===== DATASET EXCERPT

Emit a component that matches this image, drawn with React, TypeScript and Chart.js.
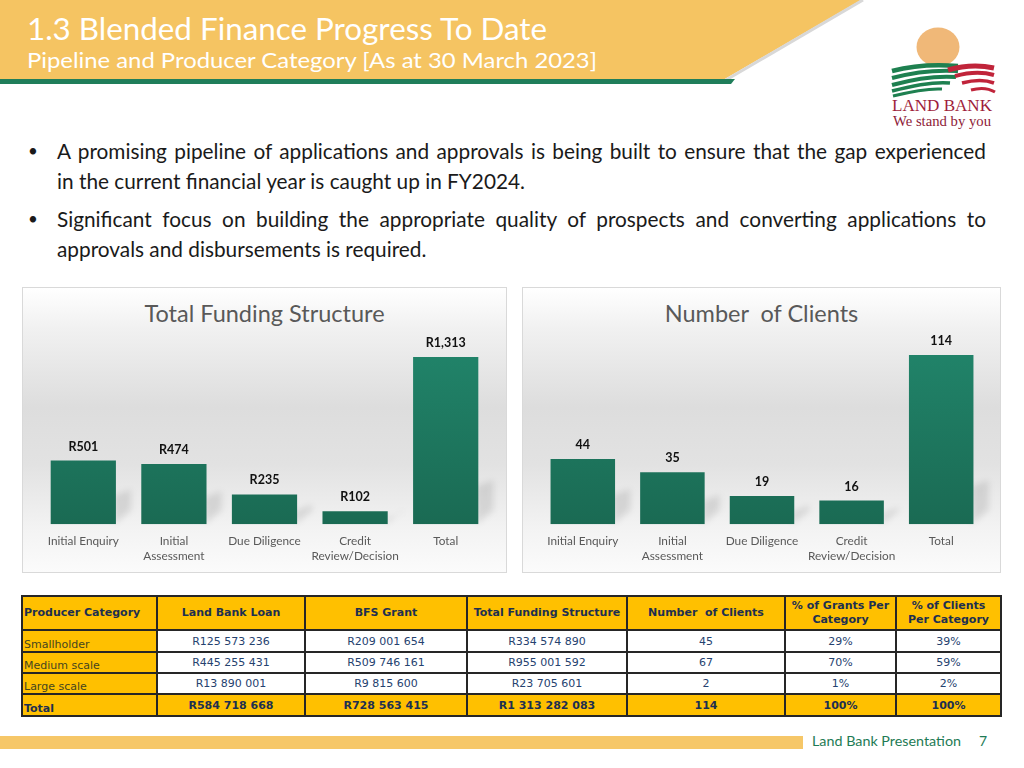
import React, { useEffect, useRef } from 'react';
import { Chart, registerables } from 'chart.js';

Chart.register(...registerables);

// ---------- data ----------
const stageLabels: string[][] = [
  ['Initial Enquiry'],
  ['Initial', 'Assessment'],
  ['Due Diligence'],
  ['Credit', 'Review/Decision'],
  ['Total'],
];
const fundingValues = [501, 474, 235, 102, 1313];
const clientValues = [44, 35, 19, 16, 114];
const fundingAxisMax = 1400;
const clientAxisMax = 120;

const tableHeaders: string[][] = [
  ['Producer Category'],
  ['Land Bank Loan'],
  ['BFS Grant'],
  ['Total Funding Structure'],
  ['Number  of Clients'],
  ['% of Grants Per', 'Category'],
  ['% of Clients', 'Per Category'],
];
const producerCategories = ['Smallholder', 'Medium scale', 'Large scale'];
const landBankLoan = ['R125 573 236', 'R445 255 431', 'R13 890 001'];
const bfsGrant = ['R209 001 654', 'R509 746 161', 'R9 815 600'];
const totalFunding = ['R334 574 890', 'R955 001 592', 'R23 705 601'];
const numberOfClients = ['45', '67', '2'];
const pctGrants = ['29%', '70%', '1%'];
const pctClients = ['39%', '59%', '2%'];
const totalRow = ['Total', 'R584 718 668', 'R728 563 415', 'R1 313 282 083', '114', '100%', '100%'];

// ---------- plugins ----------
const barShadowPlugin = {
  id: 'barShadow',
  beforeDatasetsDraw(chart: any) {
    const { ctx } = chart;
    const meta = chart.getDatasetMeta(0);
    ctx.save();
    ctx.filter = 'blur(3px)';
    ctx.fillStyle = 'rgba(0,0,0,0.10)';
    meta.data.forEach((bar: any) => {
      const right = bar.x + bar.width / 2;
      const bottom = bar.base;
      const h = bottom - bar.y;
      const s = Math.min(38, h * 0.45);
      ctx.beginPath();
      ctx.moveTo(right - 2, bottom);
      ctx.lineTo(right - 2, bottom - s);
      ctx.lineTo(right + 15, bottom - s - 6);
      ctx.lineTo(right + 15, bottom - 14);
      ctx.closePath();
      ctx.fill();
    });
    ctx.restore();
  },
};

const valueLabelPlugin = {
  id: 'valueLabels',
  afterDatasetsDraw(chart: any, _args: any, opts: any) {
    const { ctx } = chart;
    const meta = chart.getDatasetMeta(0);
    const texts: string[] = opts.texts || [];
    ctx.save();
    ctx.font = 'bold 12.5px Lato';
    ctx.fillStyle = '#111111';
    ctx.textAlign = 'center';
    ctx.textBaseline = 'middle';
    meta.data.forEach((bar: any, i: number) => {
      ctx.fillText(texts[i], bar.x, bar.y - 14);
    });
    ctx.restore();
  },
};

type BarBoxProps = {
  left: number;
  top: number;
  width: number;
  height: number;
  title: string;
  values: number[];
  axisMax: number;
  texts: string[];
  padLeft: number;
  padRight: number;
};

function BarBox(p: BarBoxProps) {
  const ref = useRef<HTMLCanvasElement | null>(null);
  useEffect(() => {
    if (!ref.current) return;
    const chart = new Chart(ref.current, {
      type: 'bar',
      data: {
        labels: stageLabels,
        datasets: [
          {
            data: p.values,
            backgroundColor: (c: any) => {
              const area = c.chart.chartArea;
              if (!area) return '#1E7A5E';
              const g = c.chart.ctx.createLinearGradient(0, area.top, 0, area.bottom);
              g.addColorStop(0, '#21846A');
              g.addColorStop(1, '#1A6A53');
              return g;
            },
            borderWidth: 0,
            barPercentage: 0.9,
            categoryPercentage: 0.8,
          },
        ],
      },
      options: {
        animation: false,
        responsive: false,
        devicePixelRatio: 1,
        layout: { padding: { top: 59, bottom: 0, left: p.padLeft, right: p.padRight } },
        plugins: {
          legend: { display: false },
          title: { display: false },
          tooltip: { enabled: false },
          valueLabels: { texts: p.texts },
        } as any,
        scales: {
          x: {
            grid: { display: false, drawTicks: false },
            border: { display: false },
            ticks: {
              padding: 9,
              color: '#595959',
              font: { family: 'Lato', size: 11.8, lineHeight: 1.3 },
              maxRotation: 0,
              autoSkip: false,
            },
          },
          y: { display: false, min: 0, max: p.axisMax },
        },
      },
      plugins: [barShadowPlugin, valueLabelPlugin],
    });
    return () => chart.destroy();
  }, []);

  return (
    <div
      style={{
        position: 'absolute',
        left: p.left,
        top: p.top,
        width: p.width,
        height: p.height,
        boxSizing: 'border-box',
        border: '1px solid #d9d9d9',
        background:
          'linear-gradient(180deg, #ffffff 0%, #f1f1f1 14%, #dddddd 42%, #e2e2e2 62%, #f3f3f3 85%, #fbfbfb 100%)',
      }}
    >
      <div
        style={{
          position: 'absolute',
          left: 0,
          top: 11,
          width: '100%',
          textAlign: 'center',
          fontFamily: 'Lato',
          fontSize: 23.5,
          color: '#595959',
          whiteSpace: 'pre',
        }}
      >
        {p.title}
      </div>
      <canvas
        ref={ref}
        width={p.width}
        height={p.height}
        style={{ position: 'absolute', left: -1, top: -1, width: p.width, height: p.height }}
      />
    </div>
  );
}

// ---------- table ----------
const colX = [22, 157, 305, 467, 627, 785, 896, 1001];
const rowY = [596, 630, 652, 673, 694, 716];

function DataTable() {
  const rows: string[][] = producerCategories.map((c, i) => [
    c,
    landBankLoan[i],
    bfsGrant[i],
    totalFunding[i],
    numberOfClients[i],
    pctGrants[i],
    pctClients[i],
  ]);
  const cells: React.ReactNode[] = [];
  const navy = '#1D2F50';
  const blue = '#25426F';
  const cellBox = (ci: number, ri: number) => ({
    position: 'absolute' as const,
    left: colX[ci] + 1 - colX[0],
    top: rowY[ri] + 1 - rowY[0],
    width: colX[ci + 1] - colX[ci] - 2,
    height: rowY[ri + 1] - rowY[ri] - 2,
    display: 'flex',
    boxSizing: 'border-box' as const,
  });
  tableHeaders.forEach((h, ci) => {
    cells.push(
      <div
        key={'h' + ci}
        style={{
          ...cellBox(ci, 0),
          background: '#FFC000',
          alignItems: 'center',
          justifyContent: 'center',
          paddingLeft: ci === 0 ? 1 : 0,
          fontWeight: 'bold',
          color: navy,
          fontSize: 11,
          lineHeight: '14px',
          whiteSpace: 'pre',
        }}
      >
        <div style={{ width: '100%', textAlign: ci === 0 ? 'left' : 'center' }}>
          {h.map((line, li) => (
            <div key={li}>{line}</div>
          ))}
        </div>
      </div>
    );
  });
  rows.forEach((r, ri) => {
    r.forEach((v, ci) => {
      const isLabel = ci === 0;
      cells.push(
        <div
          key={'r' + ri + '-' + ci}
          style={{
            ...cellBox(ci, ri + 1),
            background: isLabel ? '#FFC000' : '#ffffff',
            alignItems: isLabel ? 'flex-end' : 'center',
            justifyContent: isLabel ? 'flex-start' : 'center',
            paddingLeft: isLabel ? 1 : 0,
            color: isLabel ? '#46451F' : blue,
            fontSize: 11,
            lineHeight: '13px',
            whiteSpace: 'pre',
          }}
        >
          {v}
        </div>
      );
    });
  });
  totalRow.forEach((v, ci) => {
    cells.push(
      <div
        key={'t' + ci}
        style={{
          ...cellBox(ci, 4),
          background: '#FFC000',
          alignItems: ci === 0 ? 'flex-end' : 'center',
          justifyContent: ci === 0 ? 'flex-start' : 'center',
          paddingLeft: ci === 0 ? 1 : 0,
          fontWeight: 'bold',
          color: navy,
          fontSize: 11,
          lineHeight: '13px',
          whiteSpace: 'pre',
        }}
      >
        {v}
      </div>
    );
  });
  return (
    <div
      style={{
        position: 'absolute',
        left: colX[0] - 1,
        top: rowY[0] - 1,
        width: colX[7] - colX[0] + 2,
        height: rowY[5] - rowY[0] + 2,
        background: '#262626',
        fontFamily: '"DejaVu Sans", Verdana, sans-serif',
      }}
    >
      <div style={{ position: 'absolute', left: 1, top: 1 }}>{cells}</div>
    </div>
  );
}

// ---------- slide ----------
function Header() {
  return (
    <svg
      width={1024}
      height={135}
      style={{ position: 'absolute', left: 0, top: 0 }}
      viewBox="0 0 1024 135"
    >
      <polygon points="0,0 861,0 723,80 0,80" fill="#F5C462" />
      <line x1={863} y1={0} x2={726} y2={80} stroke="#d8d8d8" strokeWidth={3} />
      <polygon points="0,79 735,79 731,84 0,84" fill="#1F7E5A" />
      <text
        x={27}
        y={40}
        fontFamily="Lato"
        fontSize={31}
        fill="#ffffff"
        textLength={520}
        lengthAdjust="spacingAndGlyphs"
      >
        1.3 Blended Finance Progress To Date
      </text>
      <text
        x={27}
        y={68}
        fontFamily="Lato"
        fontSize={21}
        fill="#ffffff"
        textLength={570}
        lengthAdjust="spacingAndGlyphs"
      >
        Pipeline and Producer Category [As at 30 March 2023]
      </text>
      {/* logo */}
      <ellipse cx={938} cy={47} rx={21.5} ry={19.5} fill="#F0B878" />
      <g fill="none" stroke="#1E8050" strokeLinecap="butt">
        <path d="M892,71 Q922,63 958,66" strokeWidth={4.5} />
        <path d="M892,78 Q925,69 958,71" strokeWidth={4} />
        <path d="M892,85 Q928,75 956,77" strokeWidth={4} />
        <path d="M892,91 Q930,81 950,83" strokeWidth={3.5} />
        <path d="M893,96 Q925,88 942,89" strokeWidth={3} />
      </g>
      <g fill="none" stroke="#C0243A" strokeLinecap="butt">
        <path d="M948,70 Q972,63 994,68" strokeWidth={5} />
        <path d="M955,76 Q977,70 994,75" strokeWidth={4} />
        <path d="M962,83 Q981,78 994,83" strokeWidth={3.5} />
        <path d="M971,90 Q985,86 995,92" strokeWidth={3} />
      </g>
      <text
        x={892}
        y={111}
        fontFamily="Liberation Serif"
        fontSize={16}
        fill="#9E1D3B"
        textLength={100}
        lengthAdjust="spacingAndGlyphs"
      >
        LAND BANK
      </text>
      <text
        x={893}
        y={126}
        fontFamily="Liberation Serif"
        fontSize={15}
        fill="#8E1B38"
        textLength={98}
        lengthAdjust="spacingAndGlyphs"
      >
        We stand by you
      </text>
    </svg>
  );
}

function Bullets() {
  const fs = 20.8;
  const lineStyle: React.CSSProperties = {
    position: 'absolute',
    left: 57,
    width: 929,
    fontFamily: 'Lato',
    fontSize: fs,
    lineHeight: '30px',
    color: '#1a1a1a',
    whiteSpace: 'nowrap',
  };
  const just: React.CSSProperties = {
    ...lineStyle,
    whiteSpace: 'normal',
    textAlign: 'justify',
    textAlignLast: 'justify',
  };
  const bullet: React.CSSProperties = {
    position: 'absolute',
    left: 28,
    fontFamily: 'Lato',
    fontSize: 17,
    lineHeight: '30px',
    color: '#1a1a1a',
  };
  return (
    <>
      <div style={{ ...bullet, top: 136 }}>•</div>
      <div style={{ ...just, top: 136 }}>
        A promising pipeline of applications and approvals is being built to ensure that the gap experienced
      </div>
      <div style={{ ...lineStyle, top: 166 }}>in the current financial year is caught up in FY2024.</div>
      <div style={{ ...bullet, top: 204 }}>•</div>
      <div style={{ ...just, top: 204 }}>
        Significant focus on building the appropriate quality of prospects and converting applications to
      </div>
      <div style={{ ...lineStyle, top: 234 }}>approvals and disbursements is required.</div>
    </>
  );
}

function Footer() {
  return (
    <svg width={1024} height={30} style={{ position: 'absolute', left: 0, top: 730 }} viewBox="0 730 1024 30">
      <rect x={0} y={736} width={803} height={13} fill="#F6C768" />
      <text x={812} y={746} fontFamily="Lato" fontSize={14} fill="#1E7B55" textLength={149} lengthAdjust="spacingAndGlyphs">
        Land Bank Presentation
      </text>
      <text x={979} y={746} fontFamily="Lato" fontSize={14} fill="#1E7B55">
        7
      </text>
    </svg>
  );
}

export default function App() {
  return (
    <div
      style={{
        position: 'fixed',
        left: 0,
        top: 0,
        width: 1024,
        height: 768,
        background: '#ffffff',
        overflow: 'hidden',
        fontFamily: 'Lato',
      }}
    >
      <Header />
      <Bullets />
      <BarBox
        left={22}
        top={287}
        width={485}
        height={286}
        title="Total Funding Structure"
        values={fundingValues}
        axisMax={fundingAxisMax}
        texts={fundingValues.map((v) => 'R' + v.toLocaleString('en-US'))}
        padLeft={16}
        padRight={16}
      />
      <BarBox
        left={522}
        top={287}
        width={479}
        height={286}
        title="Number  of Clients"
        values={clientValues}
        axisMax={clientAxisMax}
        texts={clientValues.map((v) => String(v))}
        padLeft={16}
        padRight={15}
      />
      <DataTable />
      <Footer />
    </div>
  );
}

==========

- _WRITTEN PROBLEM_
Please quote the lines of the material, beginning with the first and ending with the one that contains "Chart.register(...registerables);", exactly as written and without any pictures.

- _ANSWER FOR THE TASK_
Emit a component that matches this image, drawn with React, TypeScript and Chart.js.
import React, { useEffect, useRef } from 'react';
import { Chart, registerables } from 'chart.js';

Chart.register(...registerables);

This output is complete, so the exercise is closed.